Post#268 » by f4p » Fri Dec 2, 2022 9:45 pm

falcolombardi wrote:Where does the idea jordan never had subpar series come from btw?
It seems to be thrown around a ton on this thread


so which ones were they? and not just subpar compared to a typical michael jordan series. like a bad series. he led 35 out of 37 series in game score so he clearly didn't fall off much. i don't know the other, but one seems to be the 1996 finals with kemp at 18.9 to jordan's 18.5.

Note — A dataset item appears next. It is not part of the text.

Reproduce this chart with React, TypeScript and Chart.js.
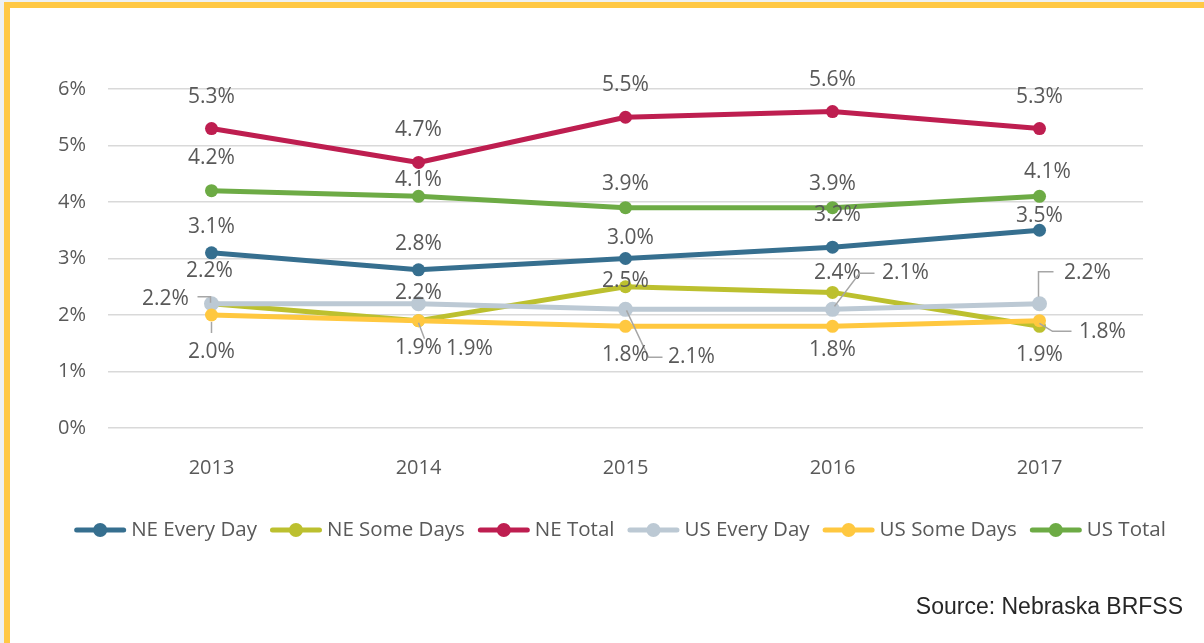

that's actually probably a good example. he "only" averaged 27/5/4 and shot 41.5% from the field, with his 2 worst shooting games in the finals. but he also got those numbers in a 83.5 pace series (so more like 30/6/5 in even a reasonably paced series) and his team still had a +9 rORtg and won the title and he won finals mvp. so really low on the "subpar" scale.

his worst scoring series is a 26.6/10.5/5.2 series in the 2nd round of 1997 against atlanta, but again in a +12.6 rORtg series his team won 4-1.

maybe shooting 40.0% against the 1993 knicks? still 32/6/7 in a 86 pace series, +12.7 rORtg and won a road series.

29.7/5.5/6.5 in an 87 pace series as a 6th seed against the #1 seed pistons, giving them their only 2 losses of the playoffs? did have a negative rOrtg in this one, but still seems like a pretty good series.

27.4/8.8/4.6 in a 91 pace series with a -9.5 rORtg against the 1988 pistons when only a -1.7 SRS underdog seems like about as bad as it gets. which is just not that bad.

there's no plethora of 45 TS% series while losing with homecourt advantage like bird, no losing to 8th seeds like dirk and duncan, no tragic johnson series.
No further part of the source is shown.